You might recall Sandra Jacobson, the Denver woman convicted of killing two women in a 2009 crash. Jacobson was convicted of vehicular homicide and DUI and sentenced to 36 years in prison.
However, the Colorado Court of Appeals has ruled that she will get a new trial on the charges. The appeals court ruled that the judge in Jacobson’s case failed to ask jurors if they had seen news reports detailing the defendant’s previous convictions, including a DUI offense.
The news stories could have prejudiced jurors, the court said, and the judge should have asked if the accounts had been viewed.
A 71-year-old woman and a 54-year-old woman died in a crash as they were on their way to the Denver airport in a taxi.
Jacobson’s vehicle and the taxi collided.
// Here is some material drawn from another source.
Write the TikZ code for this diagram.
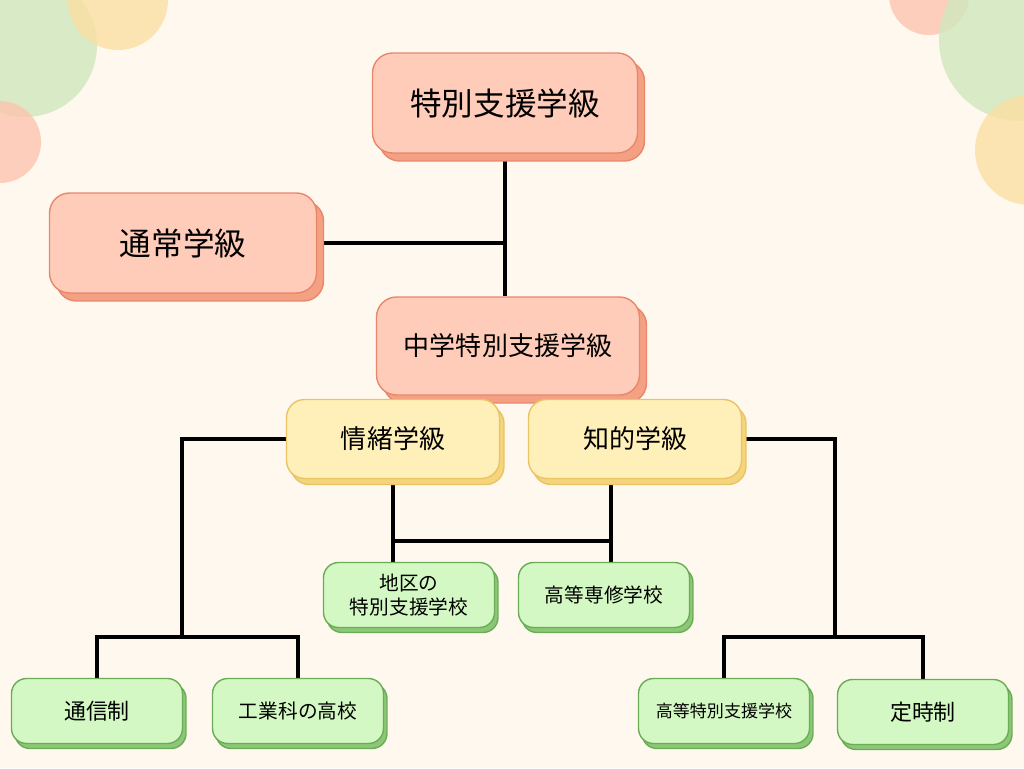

Prosecutors said during her trial that her blood alcohol level was approximately three times the legal limit at the time of the collision.
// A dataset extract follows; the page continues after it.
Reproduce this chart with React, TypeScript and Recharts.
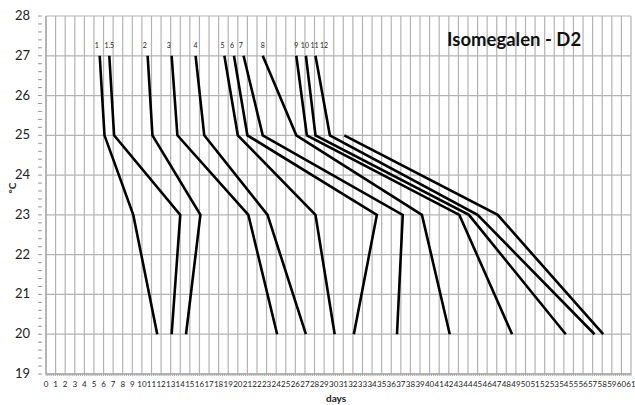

The defendant will get another opportunity to tell her version of events. You might recall from news stories published at the time her version: she was not drunk when the crash happened and she was not speeding, but she did briefly lose control of her vehicle when her dog lunged for a snack. She had not seen the taxi and did not know the vehicles made contact.
She consumed a bottle of vitamin water and alcohol after the incident, she said.
Prosecutors argued that she was drunk, hit the taxi and sped off.
It’s plain from her 36-year sentence that courts take charges of vehicular homicide very seriously. Her criminal defense attorney has gained for her another chance to give her version of events of that afternoon now more than five years ago.